--- Start ---

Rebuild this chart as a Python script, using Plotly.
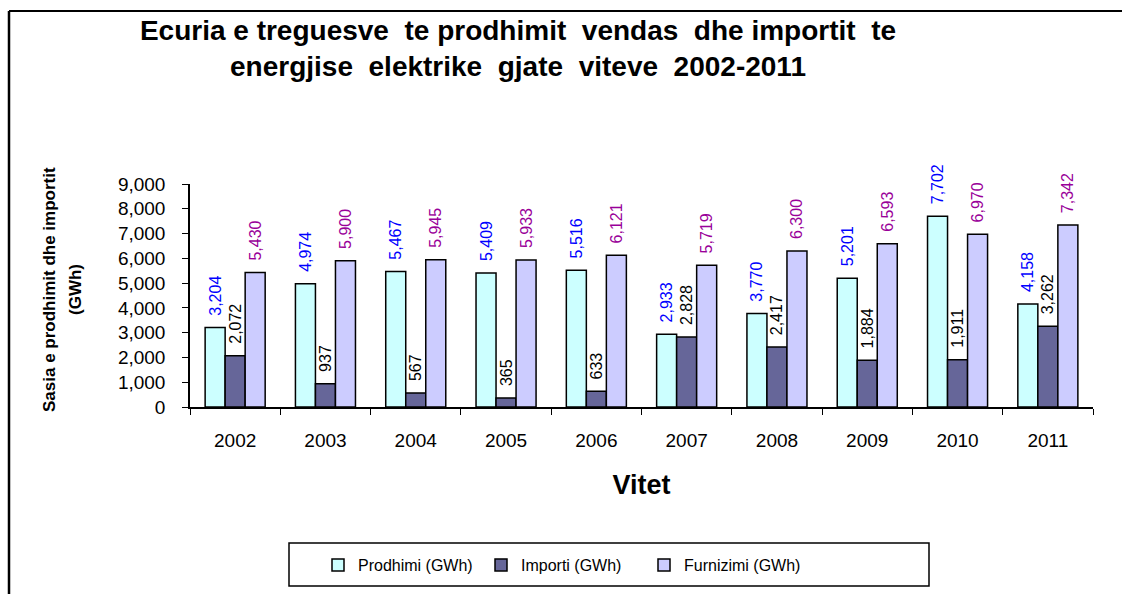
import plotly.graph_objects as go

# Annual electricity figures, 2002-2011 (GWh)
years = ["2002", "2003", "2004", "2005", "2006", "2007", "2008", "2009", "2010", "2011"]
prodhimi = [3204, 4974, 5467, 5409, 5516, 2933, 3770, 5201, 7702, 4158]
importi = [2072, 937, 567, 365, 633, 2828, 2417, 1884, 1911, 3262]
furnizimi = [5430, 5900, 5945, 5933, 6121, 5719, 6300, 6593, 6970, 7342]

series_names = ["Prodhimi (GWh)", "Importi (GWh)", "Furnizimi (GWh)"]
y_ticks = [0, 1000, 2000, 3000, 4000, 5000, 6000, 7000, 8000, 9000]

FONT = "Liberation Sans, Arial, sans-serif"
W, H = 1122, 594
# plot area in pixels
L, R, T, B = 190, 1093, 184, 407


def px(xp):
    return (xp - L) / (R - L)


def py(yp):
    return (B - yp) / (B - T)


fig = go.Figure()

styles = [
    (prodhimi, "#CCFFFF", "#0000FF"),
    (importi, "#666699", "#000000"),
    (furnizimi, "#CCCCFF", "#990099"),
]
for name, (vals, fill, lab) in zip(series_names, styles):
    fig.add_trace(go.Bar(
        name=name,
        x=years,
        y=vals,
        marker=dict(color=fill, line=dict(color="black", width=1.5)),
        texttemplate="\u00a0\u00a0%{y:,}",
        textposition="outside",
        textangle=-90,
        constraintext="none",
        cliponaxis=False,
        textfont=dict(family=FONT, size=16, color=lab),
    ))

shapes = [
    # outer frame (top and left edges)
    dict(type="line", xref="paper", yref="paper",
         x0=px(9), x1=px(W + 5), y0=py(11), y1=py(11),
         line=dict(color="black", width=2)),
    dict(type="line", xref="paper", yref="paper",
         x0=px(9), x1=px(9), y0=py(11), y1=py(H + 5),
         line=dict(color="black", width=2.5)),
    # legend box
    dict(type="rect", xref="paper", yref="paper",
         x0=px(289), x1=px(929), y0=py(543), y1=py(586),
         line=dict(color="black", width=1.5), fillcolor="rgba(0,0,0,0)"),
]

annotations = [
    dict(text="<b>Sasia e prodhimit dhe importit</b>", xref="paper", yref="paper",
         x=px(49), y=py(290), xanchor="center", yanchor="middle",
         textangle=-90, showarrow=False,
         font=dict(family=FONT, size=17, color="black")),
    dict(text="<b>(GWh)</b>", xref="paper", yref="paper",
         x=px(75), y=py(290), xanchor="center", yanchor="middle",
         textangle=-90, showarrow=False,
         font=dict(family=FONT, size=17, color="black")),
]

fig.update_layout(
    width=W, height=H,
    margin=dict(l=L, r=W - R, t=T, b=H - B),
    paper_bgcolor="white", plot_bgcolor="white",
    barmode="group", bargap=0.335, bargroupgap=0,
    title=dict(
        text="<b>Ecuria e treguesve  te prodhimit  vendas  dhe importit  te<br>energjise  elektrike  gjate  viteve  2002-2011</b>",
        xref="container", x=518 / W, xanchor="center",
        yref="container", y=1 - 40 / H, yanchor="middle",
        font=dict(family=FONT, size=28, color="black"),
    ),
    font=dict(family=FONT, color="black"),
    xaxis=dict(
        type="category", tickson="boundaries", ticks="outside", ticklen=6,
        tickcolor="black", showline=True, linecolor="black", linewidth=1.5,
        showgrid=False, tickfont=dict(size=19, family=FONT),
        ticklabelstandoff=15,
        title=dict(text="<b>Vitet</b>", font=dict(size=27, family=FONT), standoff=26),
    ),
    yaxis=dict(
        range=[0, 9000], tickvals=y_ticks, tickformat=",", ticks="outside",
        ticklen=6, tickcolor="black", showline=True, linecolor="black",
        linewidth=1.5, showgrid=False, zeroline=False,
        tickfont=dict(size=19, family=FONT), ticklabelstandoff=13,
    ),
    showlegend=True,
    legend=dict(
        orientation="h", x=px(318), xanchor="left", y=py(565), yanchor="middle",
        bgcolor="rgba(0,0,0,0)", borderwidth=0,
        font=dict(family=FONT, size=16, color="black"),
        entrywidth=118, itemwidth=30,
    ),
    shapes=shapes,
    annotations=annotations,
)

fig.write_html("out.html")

--- End ---

WORK TO DO:
Exclude the pictures, and transcribe all of the material exactly.

TASK RESPONSE:
Rebuild this chart as a Python script, using Plotly.
import plotly.graph_objects as go

# Annual electricity figures, 2002-2011 (GWh)
years = ["2002", "2003", "2004", "2005", "2006", "2007", "2008", "2009", "2010", "2011"]
prodhimi = [3204, 4974, 5467, 5409, 5516, 2933, 3770, 5201, 7702, 4158]
importi = [2072, 937, 567, 365, 633, 2828, 2417, 1884, 1911, 3262]
furnizimi = [5430, 5900, 5945, 5933, 6121, 5719, 6300, 6593, 6970, 7342]

series_names = ["Prodhimi (GWh)", "Importi (GWh)", "Furnizimi (GWh)"]
y_ticks = [0, 1000, 2000, 3000, 4000, 5000, 6000, 7000, 8000, 9000]

FONT = "Liberation Sans, Arial, sans-serif"
W, H = 1122, 594
# plot area in pixels
L, R, T, B = 190, 1093, 184, 407


def px(xp):
    return (xp - L) / (R - L)


def py(yp):
    return (B - yp) / (B - T)


fig = go.Figure()

styles = [
    (prodhimi, "#CCFFFF", "#0000FF"),
    (importi, "#666699", "#000000"),
    (furnizimi, "#CCCCFF", "#990099"),
]
for name, (vals, fill, lab) in zip(series_names, styles):
    fig.add_trace(go.Bar(
        name=name,
        x=years,
        y=vals,
        marker=dict(color=fill, line=dict(color="black", width=1.5)),
        texttemplate="\u00a0\u00a0%{y:,}",
        textposition="outside",
        textangle=-90,
        constraintext="none",
        cliponaxis=False,
        textfont=dict(family=FONT, size=16, color=lab),
    ))

shapes = [
    # outer frame (top and left edges)
    dict(type="line", xref="paper", yref="paper",
         x0=px(9), x1=px(W + 5), y0=py(11), y1=py(11),
         line=dict(color="black", width=2)),
    dict(type="line", xref="paper", yref="paper",
         x0=px(9), x1=px(9), y0=py(11), y1=py(H + 5),
         line=dict(color="black", width=2.5)),
    # legend box
    dict(type="rect", xref="paper", yref="paper",
         x0=px(289), x1=px(929), y0=py(543), y1=py(586),
         line=dict(color="black", width=1.5), fillcolor="rgba(0,0,0,0)"),
]

annotations = [
    dict(text="<b>Sasia e prodhimit dhe importit</b>", xref="paper", yref="paper",
         x=px(49), y=py(290), xanchor="center", yanchor="middle",
         textangle=-90, showarrow=False,
         font=dict(family=FONT, size=17, color="black")),
    dict(text="<b>(GWh)</b>", xref="paper", yref="paper",
         x=px(75), y=py(290), xanchor="center", yanchor="middle",
         textangle=-90, showarrow=False,
         font=dict(family=FONT, size=17, color="black")),
]

fig.update_layout(
    width=W, height=H,
    margin=dict(l=L, r=W - R, t=T, b=H - B),
    paper_bgcolor="white", plot_bgcolor="white",
    barmode="group", bargap=0.335, bargroupgap=0,
    title=dict(
        text="<b>Ecuria e treguesve  te prodhimit  vendas  dhe importit  te<br>energjise  elektrike  gjate  viteve  2002-2011</b>",
        xref="container", x=518 / W, xanchor="center",
        yref="container", y=1 - 40 / H, yanchor="middle",
        font=dict(family=FONT, size=28, color="black"),
    ),
    font=dict(family=FONT, color="black"),
    xaxis=dict(
        type="category", tickson="boundaries", ticks="outside", ticklen=6,
        tickcolor="black", showline=True, linecolor="black", linewidth=1.5,
        showgrid=False, tickfont=dict(size=19, family=FONT),
        ticklabelstandoff=15,
        title=dict(text="<b>Vitet</b>", font=dict(size=27, family=FONT), standoff=26),
    ),
    yaxis=dict(
        range=[0, 9000], tickvals=y_ticks, tickformat=",", ticks="outside",
        ticklen=6, tickcolor="black", showline=True, linecolor="black",
        linewidth=1.5, showgrid=False, zeroline=False,
        tickfont=dict(size=19, family=FONT), ticklabelstandoff=13,
    ),
    showlegend=True,
    legend=dict(
        orientation="h", x=px(318), xanchor="left", y=py(565), yanchor="middle",
        bgcolor="rgba(0,0,0,0)", borderwidth=0,
        font=dict(family=FONT, size=16, color="black"),
        entrywidth=118, itemwidth=30,
    ),
    shapes=shapes,
    annotations=annotations,
)

fig.write_html("out.html")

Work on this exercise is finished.